Boa parte do filme centra-se na efervescente cena cultural de Joanesburgo, com testemunhos de vários artistas locais. Entre eles estão a DJ Phola Gumede – com quem organizaram workshops de DJing e produção de música electrónica para mulheres –, a apresentadora de rádio e televisão Lethabo “Boogy” Maboi, a designer de moda Tiisetso Molobi e a crew de dança V.I.N.T.A.G.E CRU, uma força vital na comunidade LGBTI da cidade. “A coisa mais surpreendente em Joanesburgo não foi a existência de comunidades feministas e queer, mas o facto de ter demorado tanto tempo a sermos expostas a isso”, revelam Farah e MyNA, referindo a influência inicial do projecto de documentários e vídeos Stocktown, do realizador Teddy Goitom (Afripedia), também com base em Estocolmo mas com os olhos em África (e no mundo).

O objectivo de The Mahoyo Project é claro, e necessário: contribuir, sem paternalismos, para transformar as narrativas uniformizadas e estereotipadas veiculadas sistemicamente pelos media ocidentais sobre África e a sua produção artística, uma realidade profundamente diversificada que é normalmente encaixilhada sob o título redutor de “arte africana”. Descolonizar o pensamento e o conhecimento é a mensagem que se impõe. “Sabemos perfeitamente que internalizamos muita da propaganda dos mundos ocidentais”, diz o duo. “A descolonização das nossas mentes é uma parte muito importante do processo, bem como verificarmos os nossos privilégios e sermos humildes."

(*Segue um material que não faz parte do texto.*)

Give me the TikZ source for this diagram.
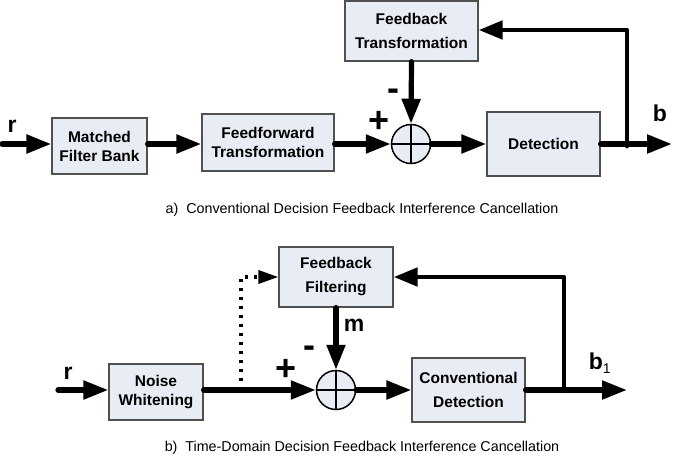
\documentclass[tikz,border=0pt]{standalone}
\usepackage{fontspec}
\setmainfont{Liberation Sans}
\usetikzlibrary{arrows.meta}
\definecolor{boxfill}{HTML}{E8ECF5}
\definecolor{boxline}{HTML}{505050}
\begin{document}
\begin{tikzpicture}[x=1pt,y=-1pt,
  blk/.style={draw=boxline, line width=1.3pt, fill=boxfill, align=center, inner sep=0pt,
    font=\fontsize{15.5}{19}\selectfont\bfseries},
  blkwide/.style={blk, font=\fontsize{15.5}{24}\selectfont\bfseries},
  sumnode/.style={circle, draw=black, line width=1.5pt, fill=boxfill, minimum size=39pt, inner sep=0pt},
  sig/.style={line width=5.2pt, line cap=round, -{Triangle[length=25pt,width=18pt]}},
  fbl/.style={line width=4.8pt, line cap=round, line join=round, -{Triangle[length=24pt,width=18pt]}},
  dotsig/.style={line width=3.5pt, dash pattern=on 3pt off 6pt, -{Triangle[length=20pt,width=13pt]}},
  lbl/.style={font=\fontsize{23}{24}\selectfont\bfseries, inner sep=0pt},
  sgn/.style={font=\fontsize{36}{36}\selectfont\bfseries, inner sep=0pt},
  captext/.style={font=\fontsize{14.3}{16}\selectfont, inner sep=0pt}
]
\useasboundingbox (0,0) rectangle (673,458);

% ---------- (a) ----------
\node[blk, minimum width=95pt, minimum height=56pt] (mf) at (99.5,146) {Matched\\Filter Bank};
\node[blk, minimum width=132pt, minimum height=57pt] (ff) at (268,142.5) {Feedforward\\Transformation};
\node[sumnode] (s1) at (411,144) {};
\draw[line width=1.5pt] (s1.north) -- (s1.south) (s1.west) -- (s1.east);
\node[blk, minimum width=113pt, minimum height=64pt] (det) at (543.5,144) {Detection};
\node[blkwide, minimum width=133pt, minimum height=60pt] (fbt) at (411.5,31) {Feedback\\Transformation};

\coordinate (in1) at (2,144);
\coordinate (out1) at (672,144);
\coordinate (j1) at (627,146);
\coordinate (c1) at (627,30);

\draw[sig] (in1) -- (mf.west |- in1);
\draw[sig] (mf.east |- in1) -- (ff.west |- in1);
\draw[sig] (ff.east |- in1) -- (s1.west);
\draw[sig] (s1.east) -- (det.west);
\draw[sig] (det.east |- in1) -- (out1);
\draw[fbl] (j1) -- (c1) -- (fbt.east |- c1);
\draw[sig] (fbt.south) -- (s1.north);

\node[lbl] (r1) at (12,126) {r};
\node[lbl] (b1) at (660,113) {b};
\node[sgn] (p1) at (379,122) {+};
\node[sgn] (m1) at (393,95) {-};
\node[captext] (capa) at (362,210) {a)\ \ Conventional Decision Feedback Interference Cancellation};

% ---------- (b) ----------
\node[blk, minimum width=94pt, minimum height=56pt] (nw) at (156,392) {Noise\\Whitening};
\node[blkwide, minimum width=114pt, minimum height=60pt] (ffl) at (336,277) {Feedback\\Filtering};
\node[sumnode] (s2) at (336,390) {};
\draw[line width=1.5pt] (s2.north) -- (s2.south) (s2.west) -- (s2.east);
\node[blkwide, minimum width=113pt, minimum height=64pt] (cd) at (468.5,390) {Conventional\\Detection};

\coordinate (in2) at (58,390);
\coordinate (out2) at (627,390);
\coordinate (j2) at (564,390);
\coordinate (c2) at (564,277);
\coordinate (d1) at (241,390);
\coordinate (d2) at (241,277);

\draw[sig] (in2) -- (nw.west |- in2);
\draw[sig] (nw.east |- in2) -- (s2.west);
\draw[sig] (s2.east) -- (cd.west);
\draw[sig] (cd.east) -- (out2);
\draw[fbl] (j2) -- (c2) -- (ffl.east |- c2);
\draw[sig] (ffl.south) -- (s2.north);
\draw[dotsig] (d1) -- (d2) -- (ffl.west |- d2);

\node[lbl] (r2) at (68,373) {r};
\node[lbl] (mm) at (354,325) {m};
\node[lbl] (b2) at (600,363) {b\textsubscript{\fontsize{14}{14}\selectfont\mdseries 1}};
\node[sgn] (p2) at (286,370) {+};
\node[sgn] (m2) at (309,352) {-};
\node[captext] (capb) at (362,448) {b)\ \ Time-Domain Decision Feedback Interference Cancellation};
\end{tikzpicture}
\end{document}
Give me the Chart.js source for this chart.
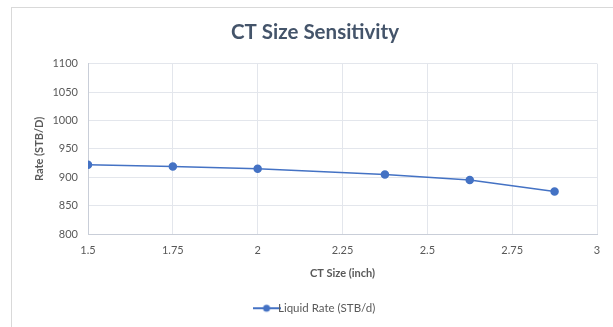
<!DOCTYPE html>
<html><head><meta charset="utf-8">
<script src="https://cdn.jsdelivr.net/npm/chart.js@4/dist/chart.umd.min.js"></script>
<style>
html,body{margin:0;padding:0;background:#fff;}
#wrap{position:relative;width:613px;height:327px;overflow:hidden;}
#frame{position:absolute;left:11px;top:7px;width:700px;height:400px;border:1px solid #d9d9d9;box-sizing:border-box;}
canvas{position:absolute;left:0;top:0;}
</style></head>
<body>
<div id="wrap"><div id="frame"></div><canvas id="c" width="613" height="327"></canvas></div>
<script>
const ctSize = [1.5, 1.75, 2, 2.375, 2.625, 2.875];
const liquidRate = [922, 919, 915, 905, 895, 875];
const seriesName = 'Liquid Rate (STB/d)';
const chartTitle = 'CT Size Sensitivity';
const xTitle = 'CT Size (inch)';
const yTitle = 'Rate (STB/D)';

const blue = '#4472C4';
const grey = '#595959';
const titleColor = '#44546A';
const fontFam = 'Lato, "Open Sans", sans-serif';

const mk = document.createElement('canvas');
mk.width = 28; mk.height = 10;
const mctx = mk.getContext('2d');
mctx.strokeStyle = blue; mctx.lineWidth = 2;
mctx.beginPath(); mctx.moveTo(0,5); mctx.lineTo(28,5); mctx.stroke();
mctx.fillStyle = blue; mctx.beginPath(); mctx.arc(14,5,3.5,0,Math.PI*2); mctx.fill();

const legendShift = {
  id: 'legendShift',
  afterLayout(chart) {
    const lg = chart.legend;
    if (lg) { lg.left += 3; lg.right += 3; }
  }
};

new Chart(document.getElementById('c'), {
  type: 'line',
  data: {
    datasets: [{
      label: seriesName,
      data: ctSize.map((x,i)=>({x:x, y:liquidRate[i]})),
      borderColor: blue,
      backgroundColor: blue,
      borderWidth: 1.5,
      pointRadius: 3.5,
      pointHoverRadius: 3.5,
      pointBackgroundColor: blue,
      pointBorderColor: blue,
      tension: 0
    }]
  },
  plugins: [legendShift],
  options: {
    responsive: false,
    animation: false,
    layout: { padding: { left: 33, right: 16, top: 0, bottom: 3 } },
    plugins: {
      title: {
        display: true, text: chartTitle, color: titleColor,
        font: { family: fontFam, size: 20.5, weight: 'bold' },
        padding: { top: 20, bottom: 19 }
      },
      legend: {
        position: 'bottom',
        labels: {
          usePointStyle: true, pointStyle: mk,
          color: grey, font: { family: fontFam, size: 11.5 },
          padding: 6, boxWidth: 28
        }
      },
      tooltip: { enabled: false }
    },
    scales: {
      x: {
        type: 'linear', min: 1.5, max: 3,
        ticks: { stepSize: 0.25, color: grey, font: { family: fontFam, size: 11 }, padding: 10,
                 callback: (v) => String(v) },
        grid: { color: '#e3e6ec', drawTicks: false },
        border: { color: '#c9ced8' },
        title: { display: true, text: xTitle, color: grey, font: { family: fontFam, size: 11, weight: 'bold' }, padding: { top: 0, bottom: 16 } }
      },
      y: {
        min: 800, max: 1100,
        ticks: { stepSize: 50, color: grey, font: { family: fontFam, size: 11 }, padding: 10,
                 callback: (v) => String(v) },
        grid: { color: '#e3e6ec', drawTicks: false },
        border: { color: '#c9ced8' },
        title: { display: true, text: yTitle, color: grey, font: { family: fontFam, size: 11, weight: 'bold' }, padding: { top: 0, bottom: 4 } },
        afterFit: (s) => { s.width = 55; }
      }
    }
  }
});
</script>
</body></html>
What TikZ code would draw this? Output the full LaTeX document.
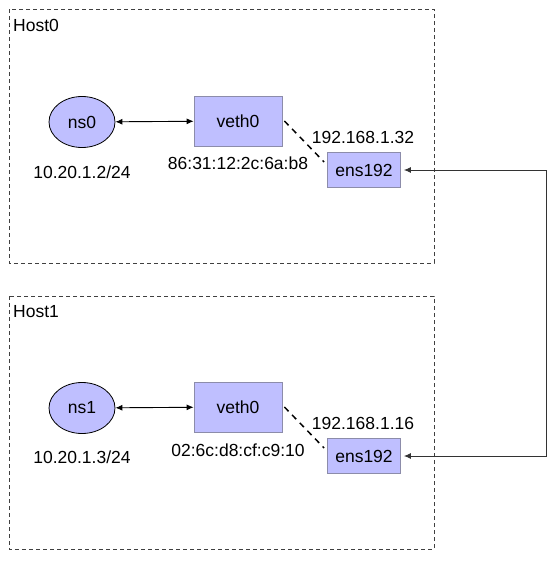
\documentclass[tikz,border=0pt]{standalone}
\usepackage{fontspec}
\setmainfont{Liberation Sans}
\usetikzlibrary{shapes.geometric,arrows.meta}

\definecolor{ifacefill}{RGB}{191,191,255}
\definecolor{ifaceline}{RGB}{140,140,170}

\tikzset{
    hostbox/.style={draw=black!75, line width=0.9pt, dash pattern=on 4pt off 3pt},
    nsnode/.style={ellipse, draw=black, line width=0.8pt, fill=ifacefill, minimum width=66pt, minimum height=51pt, inner sep=0pt},
    ifbox/.style={draw=ifaceline, line width=0.8pt, fill=ifacefill, inner sep=0pt},
    link/.style={line width=1.5pt, dash pattern=on 6pt off 5pt},
    wire/.style={{Latex[length=7pt,width=6pt]}-{Latex[length=7pt,width=6pt]}, line width=0.9pt},
}

\begin{document}
\begin{tikzpicture}[x=1pt, y=-1pt, font=\fontsize{17.5}{21}\selectfont]
    \useasboundingbox (0,0) rectangle (557,562);

    % hosts
    \draw[hostbox] (9,9) rectangle (434,263);
    \node[anchor=west, inner sep=0pt] (h0) at (13,25) {Host0};
    \draw[hostbox] (9,296) rectangle (434,549);
    \node[anchor=west, inner sep=0pt] (h1) at (13,312) {Host1};

    % host0
    \node[nsnode] (ns0) at (82,122) {ns0};
    \node[ifbox, minimum width=88pt, minimum height=50pt] (veth0a) at (238,121) {veth0};
    \node[ifbox, minimum width=73pt, minimum height=35pt] (ensa) at (364,170) {ens192};
    \node (ipa) at (82,172) {10.20.1.2/24};
    \node (maca) at (238,163) {86:31:12:2c:6a:b8};
    \node (hosta) at (363,137) {192.168.1.32};

    % host1
    \node[nsnode] (ns1) at (82,408) {ns1};
    \node[ifbox, minimum width=88pt, minimum height=50pt] (veth0b) at (238,407) {veth0};
    \node[ifbox, minimum width=73pt, minimum height=35pt] (ensb) at (364,456) {ens192};
    \node (ipb) at (82,457) {10.20.1.3/24};
    \node (macb) at (238,450) {02:6c:d8:cf:c9:10};
    \node (hostb) at (363,423) {192.168.1.16};

    \draw[wire] (ns0) -- (veth0a);
    \draw[wire] (ns1) -- (veth0b);

    \draw[link] ([xshift=2pt]veth0a.east) -- ([yshift=8pt, xshift=-3pt]ensa.west);
    \draw[link] ([xshift=2pt]veth0b.east) -- ([yshift=8pt, xshift=-3pt]ensb.west);

    \coordinate (ca) at (546,170);
    \coordinate (cb) at (546,456);
    \draw[wire, black!80] ([xshift=3pt]ensa.east) -- (ca) -- (cb) -- ([xshift=3pt]ensb.east);
\end{tikzpicture}
\end{document}
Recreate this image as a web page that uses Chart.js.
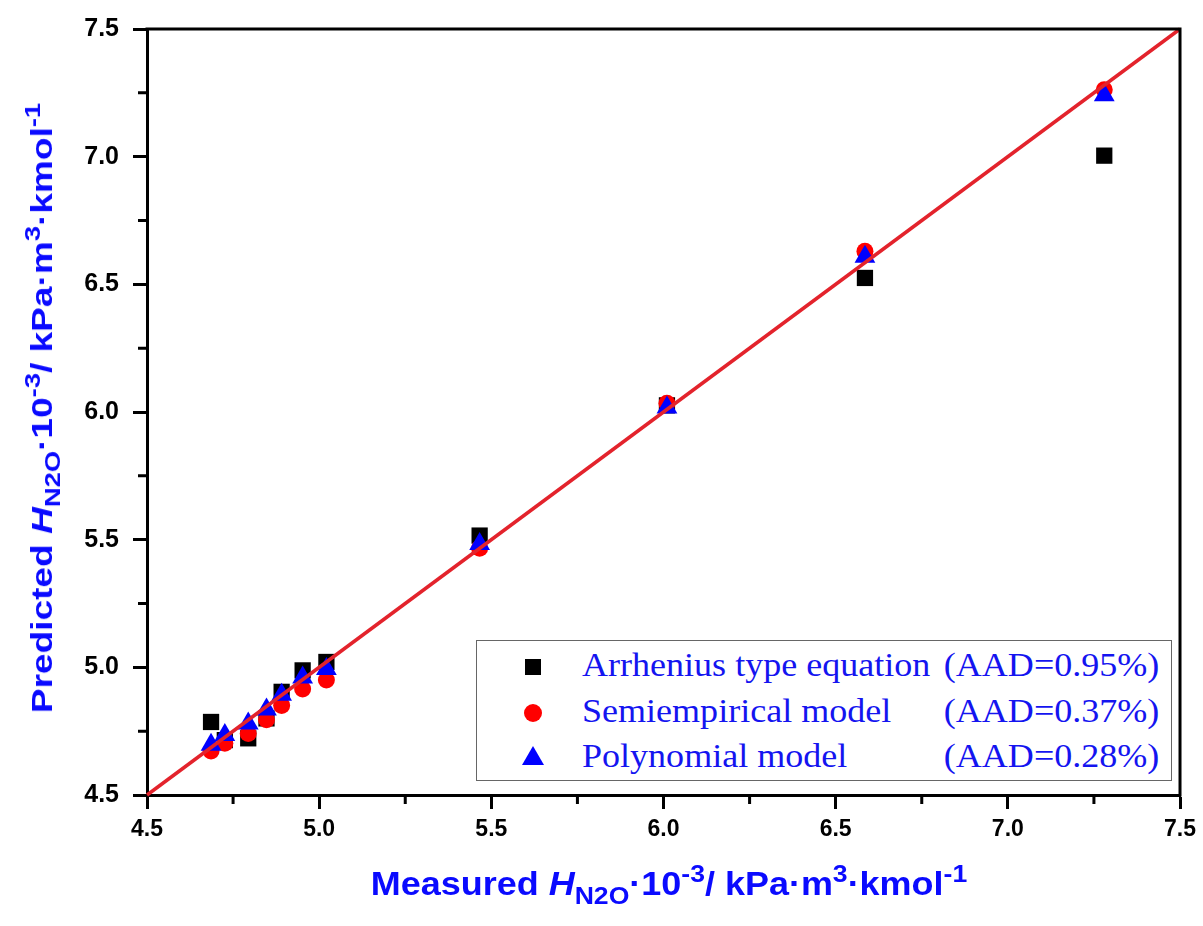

Depois da projecção do documentário nas Damas, segue-se uma conversa com as Mahoyo, a rapper Juana Na Rap e Otávio Raposo, investigador nas áreas de estudos urbanos e segregação, e autor de documentários como Nu Bai: O Rap Negro de Lisboa. À noite há concerto de Juana Na Rap, dama do rap crioulo com ligação directa à Margem Sul, e set DJ das Mahoyo, que nos levará do dancehall ao kwaito (género musical nascido em Joanesburgo), do hip-hop ao r&b.